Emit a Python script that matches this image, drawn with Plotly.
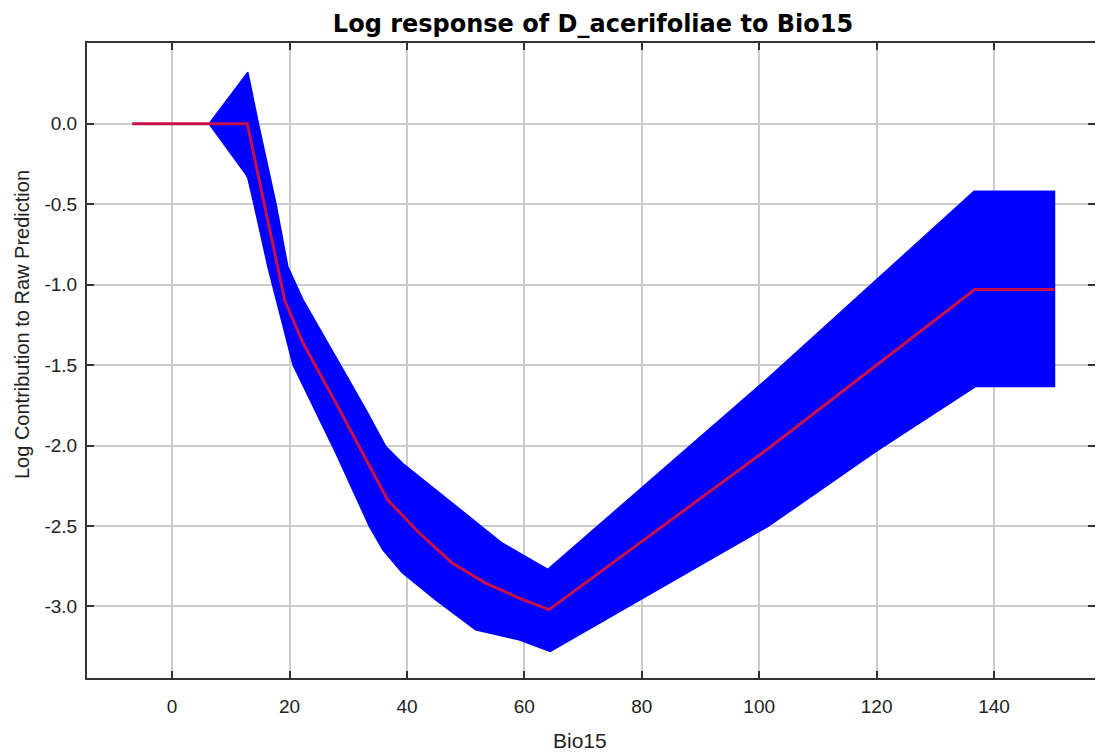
import plotly.graph_objects as go

# mean response (red line)
mean_x = [-6.8, 12.8, 19.2, 22.3, 27.9, 33.0, 36.7, 42.1, 47.7, 53.4, 59.1, 64.2, 101.5, 136.7, 150.3]
mean_y = [0.0, 0.0, -1.10, -1.363, -1.736, -2.09, -2.337, -2.544, -2.73, -2.855, -2.948, -3.02, -2.02, -1.03, -1.03]

# upper envelope of the blue band
upper_x = [6.3, 12.9, 14.7, 17.7, 19.7, 22.3, 28.8, 33.0, 36.4, 39.2, 44.9, 50.6, 56.2, 64.0, 101.5, 136.6, 150.3]
upper_y = [0.0, 0.32, 0.0, -0.50, -0.887, -1.094, -1.508, -1.777, -2.006, -2.109, -2.275, -2.44, -2.606, -2.77, -1.58, -0.42, -0.42]

# lower envelope of the blue band
lower_x = [6.3, 12.4, 12.9, 13.9, 16.3, 17.7, 20.6, 27.9, 33.6, 35.9, 39.2, 44.9, 51.7, 59.1, 64.4, 101.5, 119.9, 136.9, 150.3]
lower_y = [0.0, -0.306, -0.337, -0.493, -0.887, -1.094, -1.5, -2.047, -2.503, -2.648, -2.79, -2.96, -3.145, -3.207, -3.28, -2.503, -2.037, -1.633, -1.633]

x_ticks = [0, 20, 40, 60, 80, 100, 120, 140]
x_tick_labels = ["0", "20", "40", "60", "80", "100", "120", "140"]
y_ticks = [0.0, -0.5, -1.0, -1.5, -2.0, -2.5, -3.0]
y_tick_labels = ["0.0", "-0.5", "-1.0", "-1.5", "-2.0", "-2.5", "-3.0"]

band_x = upper_x + lower_x[::-1]
band_y = upper_y + lower_y[::-1]

fig = go.Figure()
fig.add_trace(go.Scatter(x=band_x, y=band_y, fill="toself", fillcolor="#0000ff",
                         line=dict(color="#0000ff", width=1.5),
                         mode="lines", hoverinfo="skip", showlegend=False))
fig.add_trace(go.Scatter(x=mean_x, y=mean_y, mode="lines",
                         line=dict(color="#c8104a", width=3), showlegend=False))

tickfont = dict(family="Liberation Sans, Arial, sans-serif", size=19, color="#222222")
axis_common = dict(showline=True, linecolor="#333333", linewidth=2, mirror="ticks",
                   ticks="inside", ticklen=7, tickwidth=2, tickcolor="#333333",
                   showgrid=True, gridcolor="#cccccc", gridwidth=2, zeroline=False,
                   tickfont=tickfont)

fig.update_layout(
    width=1095, height=746,
    margin=dict(l=79, r=6, t=35, b=76),
    paper_bgcolor="white", plot_bgcolor="white",
    title=dict(text="<b>Log response of D_acerifoliae to Bio15</b>",
               x=0.502, xref="paper", xanchor="center", y=0.979, yanchor="middle",
               font=dict(family="DejaVu Sans, sans-serif", size=24, color="black")),
    xaxis=dict(range=[-14.5, 157.2], tickvals=x_ticks, ticktext=x_tick_labels,
               ticklabelstandoff=10, **axis_common),
    yaxis=dict(range=[-3.445, 0.502], tickvals=y_ticks, ticktext=y_tick_labels,
               ticklabelstandoff=4, **axis_common),
    annotations=[
        dict(text="Bio15", xref="paper", yref="paper", x=0.489, y=-0.098,
             xanchor="center", yanchor="middle", showarrow=False,
             font=dict(family="Liberation Sans, Arial, sans-serif", size=21, color="#222222")),
        dict(text="Log Contribution to Raw Prediction", xref="paper", yref="paper",
             x=-0.0644, y=0.556, xanchor="center", yanchor="middle", textangle=-90,
             showarrow=False,
             font=dict(family="Liberation Sans, Arial, sans-serif", size=20, color="#222222")),
    ],
)

fig.write_html("out.html")
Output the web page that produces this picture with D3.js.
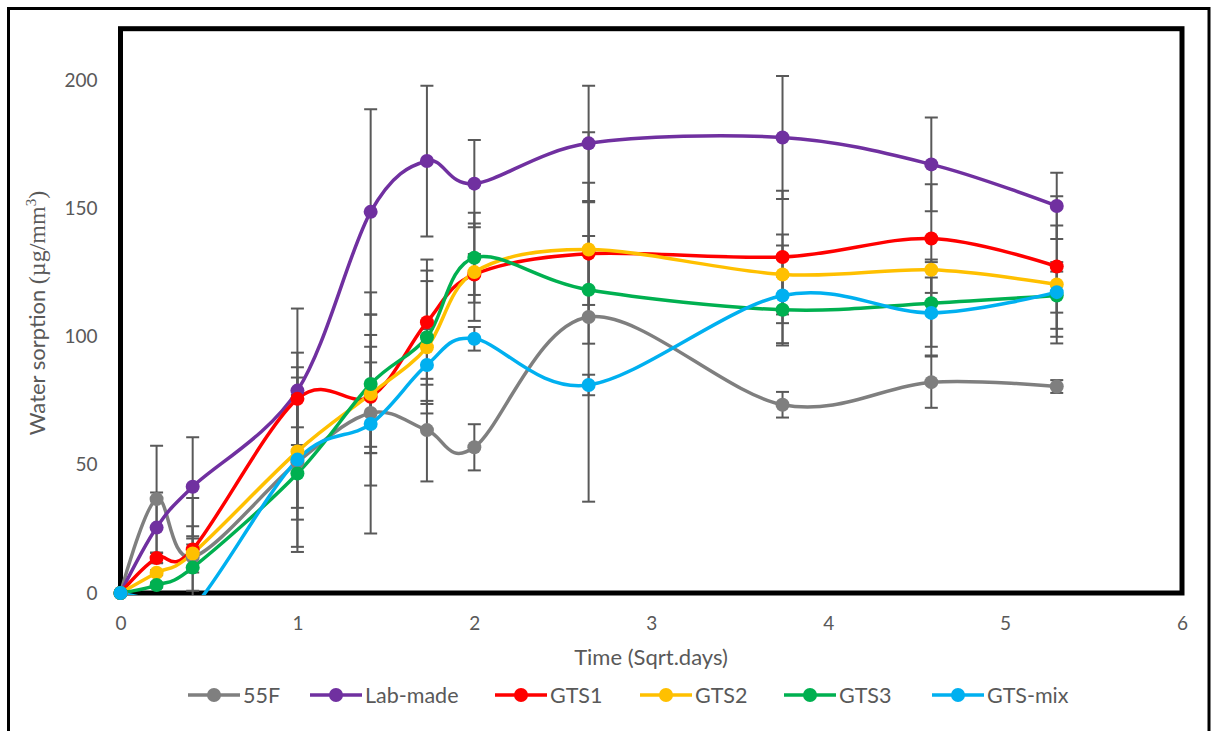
<!DOCTYPE html>
<html>
<head>
<meta charset="utf-8">
<script src="https://cdn.jsdelivr.net/npm/d3@7/dist/d3.min.js"></script>
<style>
  body { margin: 0; background: #fff; }
  svg { display: block; }
  text { font-family: Lato, "Open Sans", sans-serif; fill: #595959; }
</style>
</head>
<body>
<svg id="chart" width="1211" height="731"></svg>
<script>
// Sampling times, in square-root of days
const times = [0, 0.204, 0.408, 1, 1.414, 1.732, 2, 2.646, 3.742, 4.583, 5.292];

const seriesNames = ["55F", "Lab-made", "GTS1", "GTS2", "GTS3", "GTS-mix"];
const seriesColors = ["#7F7F7F", "#7030A0", "#FF0000", "#FFC000", "#00B050", "#00B0F0"];

// Mean water sorption (µg/mm³) per series
const sorption55F     = [0, 36.6, 14.0, 51.0, 70.2, 63.5, 56.8, 107.6, 73.4, 82.2, 80.5];
const sorptionLabMade = [0, 25.5, 41.4, 78.9, 148.6, 168.4, 159.6, 175.3, 177.6, 167.1, 150.9];
const sorptionGTS1    = [0, 13.6, 17.0, 75.7, 76.5, 105.6, 124.2, 132.3, 131.0, 138.2, 127.3];
const sorptionGTS2    = [0, 7.9, 15.4, 55.2, 77.6, 95.8, 125.1, 133.9, 124.2, 126.0, 120.3];
const sorptionGTS3    = [0, 3.1, 9.9, 46.6, 81.5, 99.7, 130.7, 118.2, 110.4, 113.0, 116.0];
const sorptionGTSmix  = [0, -3.0, -6.0, 52.0, 65.9, 88.9, 99.1, 81.1, 116.0, 109.2, 117.3];

// Standard deviations (± error bars)
const sd55F     = [0, 20.8, 23.0, 33.0, 47.0, 20.0, 9.0, 72.0, 5.0, 10.0, 2.5];
const sdLabMade = [0, 13.7, 19.3, 32.0, 40.0, 29.4, 17.0, 22.5, 24.0, 18.3, 12.9];
const sdGTS1    = [0, 2.0, 9.0, 18.0, 19.5, 24.4, 8.0, 20.0, 25.8, 21.2, 27.4];
const sdGTS2    = [0, 1.0, 5.8, 22.0, 23.0, 25.8, 19.0, 26.0, 15.6, 3.0, 23.0];
const sdGTS3    = [0, 1.0, 9.0, 18.0, 27.0, 26.0, 17.5, 21.0, 13.0, 17.0, 13.0];
const sdGTSmix  = [0, 1.0, 3.0, 36.0, 24.0, 14.0, 4.6, 4.0, 19.5, 16.6, 8.0];

const xTicks = [0, 1, 2, 3, 4, 5, 6];
const yTicks = [0, 50, 100, 150, 200];

const allValues = [sorption55F, sorptionLabMade, sorptionGTS1, sorptionGTS2, sorptionGTS3, sorptionGTSmix];
const allErrors = [sd55F, sdLabMade, sdGTS1, sdGTS2, sdGTS3, sdGTSmix];

const series = seriesNames.map((name, i) => ({
  name,
  color: seriesColors[i],
  points: times.map((t, j) => ({ t, v: allValues[i][j], e: allErrors[i][j] }))
}));

const svg = d3.select("#chart");

// Outer chart frame
svg.append("rect")
  .attr("x", 8.5).attr("y", 8.5)
  .attr("width", 1200.5).attr("height", 800)
  .attr("fill", "none").attr("stroke", "#000").attr("stroke-width", 3);

const plot = { left: 120.5, right: 1182, top: 28.7, bottom: 593 };

const x = d3.scaleLinear().domain([0, 6]).range([plot.left, plot.right]);
const y = d3.scaleLinear().domain([0, 220]).range([plot.bottom, plot.top]);

// Plot-area border
svg.append("rect")
  .attr("x", plot.left).attr("y", plot.top)
  .attr("width", plot.right - plot.left).attr("height", plot.bottom - plot.top)
  .attr("fill", "none").attr("stroke", "#000").attr("stroke-width", 5);

svg.append("clipPath").attr("id", "plotClip")
  .append("rect")
  .attr("x", plot.left - 4).attr("y", plot.top - 4)
  .attr("width", plot.right - plot.left + 8).attr("height", plot.bottom - plot.top + 6);

// Axes (labels only)
const yAxis = svg.append("g")
  .attr("transform", `translate(${plot.left},0)`)
  .call(d3.axisLeft(y).tickValues(yTicks).tickFormat(d3.format("d")).tickSize(0).tickPadding(23));
const xAxis = svg.append("g")
  .attr("transform", `translate(0,${plot.bottom})`)
  .call(d3.axisBottom(x).tickValues(xTicks).tickFormat(d3.format("d")).tickSize(0).tickPadding(24));
[yAxis, xAxis].forEach(g => {
  g.select(".domain").remove();
  g.selectAll("text")
    .attr("fill", "#595959")
    .style("font-family", "Lato, 'Open Sans', sans-serif")
    .style("font-size", "19px");
});

// Axis titles
svg.append("text")
  .attr("x", 651).attr("y", 665)
  .attr("text-anchor", "middle")
  .style("font-size", "22px")
  .text("Time (Sqrt.days)");

const yTitle = svg.append("text")
  .attr("transform", "translate(45,313) rotate(-90)")
  .attr("text-anchor", "middle")
  .style("font-size", "22px");
yTitle.append("tspan").text("Water sorption ");
yTitle.append("tspan").style("font-family", "'Liberation Serif', serif").style("font-size", "24px").text("(µg/mm");
yTitle.append("tspan").style("font-family", "'Liberation Serif', serif").style("font-size", "15px").attr("dy", -9).text("3");
yTitle.append("tspan").style("font-family", "'Liberation Serif', serif").style("font-size", "24px").attr("dy", 9).text(")");

const dataLayer = svg.append("g").attr("clip-path", "url(#plotClip)");

// Error bars, under the lines and markers
const capHalf = 6.5;
series.forEach(s => {
  s.points.filter(p => p.e > 0).forEach(p => {
    const cx = x(p.t), y1 = y(p.v + p.e), y0 = y(p.v - p.e);
    const g = dataLayer.append("g").attr("stroke", "#595959").attr("stroke-width", 2);
    g.append("line").attr("x1", cx).attr("x2", cx).attr("y1", y1).attr("y2", y0);
    g.append("line").attr("x1", cx - capHalf).attr("x2", cx + capHalf).attr("y1", y1).attr("y2", y1);
    g.append("line").attr("x1", cx - capHalf).attr("x2", cx + capHalf).attr("y1", y0).attr("y2", y0);
  });
});

// Smoothed lines and markers
const line = d3.line()
  .x(p => x(p.t)).y(p => y(p.v))
  .curve(d3.curveCardinal.tension(0));

series.forEach(s => {
  dataLayer.append("path")
    .attr("d", line(s.points))
    .attr("fill", "none")
    .attr("stroke", s.color)
    .attr("stroke-width", 3.5)
    .attr("stroke-linejoin", "round");
  svg.append("g").selectAll("circle")
    .data(s.points.filter(p => p.v >= 0))
    .join("circle")
    .attr("cx", p => x(p.t)).attr("cy", p => y(p.v))
    .attr("r", 7)
    .attr("fill", s.color);
});

// Legend
const legendX = [214, 336, 521, 666, 810, 958];
const legend = svg.append("g");
series.forEach((s, i) => {
  const g = legend.append("g").attr("transform", `translate(${legendX[i]},695)`);
  g.append("line").attr("x1", -26).attr("x2", 26).attr("stroke", s.color).attr("stroke-width", 3.5);
  g.append("circle").attr("r", 7).attr("fill", s.color);
  g.append("text").attr("x", 29).attr("dy", "0.35em")
    .style("font-size", "21.5px").text(s.name);
});
</script>
</body>
</html>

--

* Your task: Everything from the first line of the listing above through the line that contains "-1.58, -0.42, -0.42]" is to be restated word for word, minus the pictures.

* Worked answer:
Emit a Python script that matches this image, drawn with Plotly.
import plotly.graph_objects as go

# mean response (red line)
mean_x = [-6.8, 12.8, 19.2, 22.3, 27.9, 33.0, 36.7, 42.1, 47.7, 53.4, 59.1, 64.2, 101.5, 136.7, 150.3]
mean_y = [0.0, 0.0, -1.10, -1.363, -1.736, -2.09, -2.337, -2.544, -2.73, -2.855, -2.948, -3.02, -2.02, -1.03, -1.03]

# upper envelope of the blue band
upper_x = [6.3, 12.9, 14.7, 17.7, 19.7, 22.3, 28.8, 33.0, 36.4, 39.2, 44.9, 50.6, 56.2, 64.0, 101.5, 136.6, 150.3]
upper_y = [0.0, 0.32, 0.0, -0.50, -0.887, -1.094, -1.508, -1.777, -2.006, -2.109, -2.275, -2.44, -2.606, -2.77, -1.58, -0.42, -0.42]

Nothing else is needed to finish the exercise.